- [SOURCE EXCERPT]

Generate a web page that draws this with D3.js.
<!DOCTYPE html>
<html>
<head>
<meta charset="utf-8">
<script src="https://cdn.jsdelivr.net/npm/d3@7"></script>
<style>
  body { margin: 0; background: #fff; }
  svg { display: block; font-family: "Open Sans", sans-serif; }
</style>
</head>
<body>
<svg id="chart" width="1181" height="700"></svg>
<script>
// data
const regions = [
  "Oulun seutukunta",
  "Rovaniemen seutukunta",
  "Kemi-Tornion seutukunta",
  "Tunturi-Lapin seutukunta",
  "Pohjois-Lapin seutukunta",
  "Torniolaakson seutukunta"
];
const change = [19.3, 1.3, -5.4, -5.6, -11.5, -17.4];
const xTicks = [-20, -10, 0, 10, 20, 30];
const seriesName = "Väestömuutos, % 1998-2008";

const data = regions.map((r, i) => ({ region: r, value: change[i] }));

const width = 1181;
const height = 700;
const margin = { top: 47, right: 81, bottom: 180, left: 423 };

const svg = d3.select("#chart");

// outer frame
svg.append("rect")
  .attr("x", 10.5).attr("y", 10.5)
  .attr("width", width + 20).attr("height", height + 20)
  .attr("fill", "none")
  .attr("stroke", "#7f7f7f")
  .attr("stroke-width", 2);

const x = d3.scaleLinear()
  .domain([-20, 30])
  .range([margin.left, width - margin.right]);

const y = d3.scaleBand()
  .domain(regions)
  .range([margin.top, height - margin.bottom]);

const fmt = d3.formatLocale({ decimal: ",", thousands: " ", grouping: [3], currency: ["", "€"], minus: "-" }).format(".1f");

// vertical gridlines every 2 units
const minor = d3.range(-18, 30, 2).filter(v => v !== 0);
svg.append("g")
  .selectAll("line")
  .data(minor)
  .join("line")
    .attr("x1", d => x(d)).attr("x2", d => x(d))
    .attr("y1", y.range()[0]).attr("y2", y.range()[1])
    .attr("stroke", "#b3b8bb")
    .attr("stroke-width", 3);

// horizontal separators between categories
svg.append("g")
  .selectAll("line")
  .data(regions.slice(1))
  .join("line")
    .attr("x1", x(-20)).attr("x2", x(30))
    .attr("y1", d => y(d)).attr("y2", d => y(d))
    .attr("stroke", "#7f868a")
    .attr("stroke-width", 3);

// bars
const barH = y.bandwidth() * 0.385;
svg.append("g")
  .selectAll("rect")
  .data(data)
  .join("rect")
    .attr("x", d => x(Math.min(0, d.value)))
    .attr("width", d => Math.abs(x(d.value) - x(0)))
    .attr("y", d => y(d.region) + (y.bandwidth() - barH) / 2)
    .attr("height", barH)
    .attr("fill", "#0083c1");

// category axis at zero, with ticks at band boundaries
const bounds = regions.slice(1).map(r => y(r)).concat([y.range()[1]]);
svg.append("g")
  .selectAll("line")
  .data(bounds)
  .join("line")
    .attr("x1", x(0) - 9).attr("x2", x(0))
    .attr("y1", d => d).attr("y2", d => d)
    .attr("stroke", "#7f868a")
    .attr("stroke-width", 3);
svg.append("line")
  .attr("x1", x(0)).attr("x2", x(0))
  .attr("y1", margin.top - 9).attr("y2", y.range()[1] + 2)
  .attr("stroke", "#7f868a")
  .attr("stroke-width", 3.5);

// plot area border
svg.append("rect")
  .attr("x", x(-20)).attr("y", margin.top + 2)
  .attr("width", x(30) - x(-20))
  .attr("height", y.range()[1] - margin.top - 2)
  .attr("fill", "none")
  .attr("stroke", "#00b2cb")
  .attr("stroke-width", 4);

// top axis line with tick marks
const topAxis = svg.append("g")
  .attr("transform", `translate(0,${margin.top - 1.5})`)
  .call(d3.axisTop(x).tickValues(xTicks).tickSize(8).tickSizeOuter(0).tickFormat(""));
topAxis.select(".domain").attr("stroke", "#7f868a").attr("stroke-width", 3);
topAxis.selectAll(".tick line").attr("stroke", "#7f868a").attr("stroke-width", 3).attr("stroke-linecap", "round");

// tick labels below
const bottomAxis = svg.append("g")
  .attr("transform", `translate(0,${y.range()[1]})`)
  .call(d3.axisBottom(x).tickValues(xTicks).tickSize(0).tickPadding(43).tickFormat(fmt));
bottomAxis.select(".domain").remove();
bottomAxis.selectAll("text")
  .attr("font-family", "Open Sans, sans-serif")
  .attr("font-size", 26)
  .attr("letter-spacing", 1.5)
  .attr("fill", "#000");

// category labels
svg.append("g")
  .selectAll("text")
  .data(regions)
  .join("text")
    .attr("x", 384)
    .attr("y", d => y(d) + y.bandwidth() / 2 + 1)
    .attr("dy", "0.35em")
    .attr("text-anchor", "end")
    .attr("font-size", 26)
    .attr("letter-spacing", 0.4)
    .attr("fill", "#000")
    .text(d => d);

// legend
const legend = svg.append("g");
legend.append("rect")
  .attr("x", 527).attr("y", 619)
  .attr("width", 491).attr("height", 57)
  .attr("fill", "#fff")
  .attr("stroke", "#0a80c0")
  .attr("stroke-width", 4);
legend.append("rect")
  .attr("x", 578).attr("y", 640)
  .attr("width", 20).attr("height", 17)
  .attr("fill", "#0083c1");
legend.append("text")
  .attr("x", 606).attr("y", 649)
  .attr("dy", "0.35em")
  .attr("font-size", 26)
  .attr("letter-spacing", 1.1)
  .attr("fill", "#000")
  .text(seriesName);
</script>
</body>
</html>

- [GIVEN PROBLEM]
Set down all of the data above, word for word.

- [ANSWER TO THE PROBLEM]
Generate a web page that draws this with D3.js.
<!DOCTYPE html>
<html>
<head>
<meta charset="utf-8">
<script src="https://cdn.jsdelivr.net/npm/d3@7"></script>
<style>
  body { margin: 0; background: #fff; }
  svg { display: block; font-family: "Open Sans", sans-serif; }
</style>
</head>
<body>
<svg id="chart" width="1181" height="700"></svg>
<script>
// data
const regions = [
  "Oulun seutukunta",
  "Rovaniemen seutukunta",
  "Kemi-Tornion seutukunta",
  "Tunturi-Lapin seutukunta",
  "Pohjois-Lapin seutukunta",
  "Torniolaakson seutukunta"
];
const change = [19.3, 1.3, -5.4, -5.6, -11.5, -17.4];
const xTicks = [-20, -10, 0, 10, 20, 30];
const seriesName = "Väestömuutos, % 1998-2008";

const data = regions.map((r, i) => ({ region: r, value: change[i] }));

const width = 1181;
const height = 700;
const margin = { top: 47, right: 81, bottom: 180, left: 423 };

const svg = d3.select("#chart");

// outer frame
svg.append("rect")
  .attr("x", 10.5).attr("y", 10.5)
  .attr("width", width + 20).attr("height", height + 20)
  .attr("fill", "none")
  .attr("stroke", "#7f7f7f")
  .attr("stroke-width", 2);

const x = d3.scaleLinear()
  .domain([-20, 30])
  .range([margin.left, width - margin.right]);

const y = d3.scaleBand()
  .domain(regions)
  .range([margin.top, height - margin.bottom]);

const fmt = d3.formatLocale({ decimal: ",", thousands: " ", grouping: [3], currency: ["", "€"], minus: "-" }).format(".1f");

// vertical gridlines every 2 units
const minor = d3.range(-18, 30, 2).filter(v => v !== 0);
svg.append("g")
  .selectAll("line")
  .data(minor)
  .join("line")
    .attr("x1", d => x(d)).attr("x2", d => x(d))
    .attr("y1", y.range()[0]).attr("y2", y.range()[1])
    .attr("stroke", "#b3b8bb")
    .attr("stroke-width", 3);

// horizontal separators between categories
svg.append("g")
  .selectAll("line")
  .data(regions.slice(1))
  .join("line")
    .attr("x1", x(-20)).attr("x2", x(30))
    .attr("y1", d => y(d)).attr("y2", d => y(d))
    .attr("stroke", "#7f868a")
    .attr("stroke-width", 3);

// bars
const barH = y.bandwidth() * 0.385;
svg.append("g")
  .selectAll("rect")
  .data(data)
  .join("rect")
    .attr("x", d => x(Math.min(0, d.value)))
    .attr("width", d => Math.abs(x(d.value) - x(0)))
    .attr("y", d => y(d.region) + (y.bandwidth() - barH) / 2)
    .attr("height", barH)
    .attr("fill", "#0083c1");

// category axis at zero, with ticks at band boundaries
const bounds = regions.slice(1).map(r => y(r)).concat([y.range()[1]]);
svg.append("g")
  .selectAll("line")
  .data(bounds)
  .join("line")
    .attr("x1", x(0) - 9).attr("x2", x(0))
    .attr("y1", d => d).attr("y2", d => d)
    .attr("stroke", "#7f868a")
    .attr("stroke-width", 3);
svg.append("line")
  .attr("x1", x(0)).attr("x2", x(0))
  .attr("y1", margin.top - 9).attr("y2", y.range()[1] + 2)
  .attr("stroke", "#7f868a")
  .attr("stroke-width", 3.5);

// plot area border
svg.append("rect")
  .attr("x", x(-20)).attr("y", margin.top + 2)
  .attr("width", x(30) - x(-20))
  .attr("height", y.range()[1] - margin.top - 2)
  .attr("fill", "none")
  .attr("stroke", "#00b2cb")
  .attr("stroke-width", 4);

// top axis line with tick marks
const topAxis = svg.append("g")
  .attr("transform", `translate(0,${margin.top - 1.5})`)
  .call(d3.axisTop(x).tickValues(xTicks).tickSize(8).tickSizeOuter(0).tickFormat(""));
topAxis.select(".domain").attr("stroke", "#7f868a").attr("stroke-width", 3);
topAxis.selectAll(".tick line").attr("stroke", "#7f868a").attr("stroke-width", 3).attr("stroke-linecap", "round");

// tick labels below
const bottomAxis = svg.append("g")
  .attr("transform", `translate(0,${y.range()[1]})`)
  .call(d3.axisBottom(x).tickValues(xTicks).tickSize(0).tickPadding(43).tickFormat(fmt));
bottomAxis.select(".domain").remove();
bottomAxis.selectAll("text")
  .attr("font-family", "Open Sans, sans-serif")
  .attr("font-size", 26)
  .attr("letter-spacing", 1.5)
  .attr("fill", "#000");

// category labels
svg.append("g")
  .selectAll("text")
  .data(regions)
  .join("text")
    .attr("x", 384)
    .attr("y", d => y(d) + y.bandwidth() / 2 + 1)
    .attr("dy", "0.35em")
    .attr("text-anchor", "end")
    .attr("font-size", 26)
    .attr("letter-spacing", 0.4)
    .attr("fill", "#000")
    .text(d => d);

// legend
const legend = svg.append("g");
legend.append("rect")
  .attr("x", 527).attr("y", 619)
  .attr("width", 491).attr("height", 57)
  .attr("fill", "#fff")
  .attr("stroke", "#0a80c0")
  .attr("stroke-width", 4);
legend.append("rect")
  .attr("x", 578).attr("y", 640)
  .attr("width", 20).attr("height", 17)
  .attr("fill", "#0083c1");
legend.append("text")
  .attr("x", 606).attr("y", 649)
  .attr("dy", "0.35em")
  .attr("font-size", 26)
  .attr("letter-spacing", 1.1)
  .attr("fill", "#000")
  .text(seriesName);
</script>
</body>
</html>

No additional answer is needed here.